Pandangan dua cendekiawan di atas adalah kelanjutan dari pandangan orientalis yang mengkhususkan diri dalam mengkaji hadits. Dengan pendekatan historisisme, mereka mengkaji hadits sebagai klaim-klaim yang muncul jauh setelah Nabi wafat, sedangkan sunnah sebagai tradisi yang sudah ada sebelum zaman kenabian. Sunnah disamakan dengan kebudayaan yang tidak bermuatan wahyu, sehingga dianggap layak untuk diubah dan ditinggalkan. Hal tersebut terdapat di dalam pemikiran Joseph Schacht dan Ignaz Goldziher. Bagi Schacht, kesepakatan saat itu -dan tentu saja saat ini- tidak perlu mengerucut pada diri Nabi. Kodifikasi hadits berdampak pada pencatatan sunnah yang menurut mereka tidak memiliki sakralitas dan membatasi pemikiran.

Hal tersebut mendapat banyak bantahan dari kalangan ulama. Muhammad Mustafa Azami membantah simpulan Schacht dengan membuktikan bahwa penulisan hadits sudah terjadi saat Nabi masih hidup, sehingga tak ada tindakan manipulasi dan menghegemoni.
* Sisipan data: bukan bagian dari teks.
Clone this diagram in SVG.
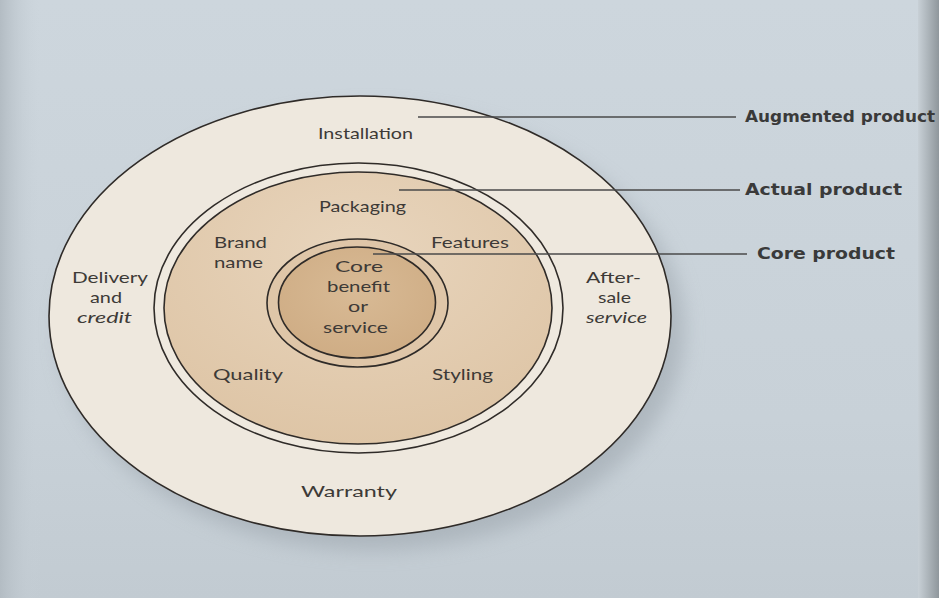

Ilmu sanad dalam hadits bahkan menjamin keberlangsungan hal itu hingga sampai ke ulama yang datang belakangan.

Pemikir Mesir, Muhammad Imarah, menganggap bahwa pandangan orientalis itu sama saja dengan tuduhan kepada diri Nabi, seakan Nabi tidak peduli pada, atau tak mampu memenuhi, kebutuhan umatnya di masa kemudian. Hal ini selain bernada tuduhan juga bertentangan dengan kenyataan. Nabi Muhammad Shalallahu ‘Alaihi Wasallam adalah basyar (manusia) yang menyampaikan wahyu. Dalam penyampaian wahyu tersebut, beliau tidak pernah keliru. Tetapi sebagai basyar, beliau juga mengalami rasa sakit dan lapar.

Menutup penjabarannya, Ustadz Zahrul berpesan 3 hal kepada perserta. Yang pertama, Al-Qur’an dan As-Sunnah adalah petujuk bagi manusia sampai kiamat, sehingga tak mungkin kadaluwarsa apalagi tak relevan. Yang kedua, perbedaan dalam memahami dan mengamalkan sunnah hanya dimungkinkan jika kita sudah mengetahui maka perkara furu’ dan mana perkara ushul. Yang ketiga sekaligus terakhir, beliau menjelaskan pentingnya ijtihad jama’i atau kolektif untuk menetapkan jawaban atas persoalan umat kontemporer, sebab saat ini sangat sulit menentukan fatwa seorang diri.

Dalam pernyataan penutup, Direktur Eksekutif INSISTS Dr. Syamsuddin Arif menjelaskan, kajian tentang hadits akan lebih tajam jika diikuti oleh kajian tentang ushul fiqh. Sebelum tahun berganti dalam hitungan masehi, INSISTS akan mengundang seorang pakar ushul fiqh untuk membahasnya di ISF, termasuk kaitannya dengan tantangan pemikiran kontemporer.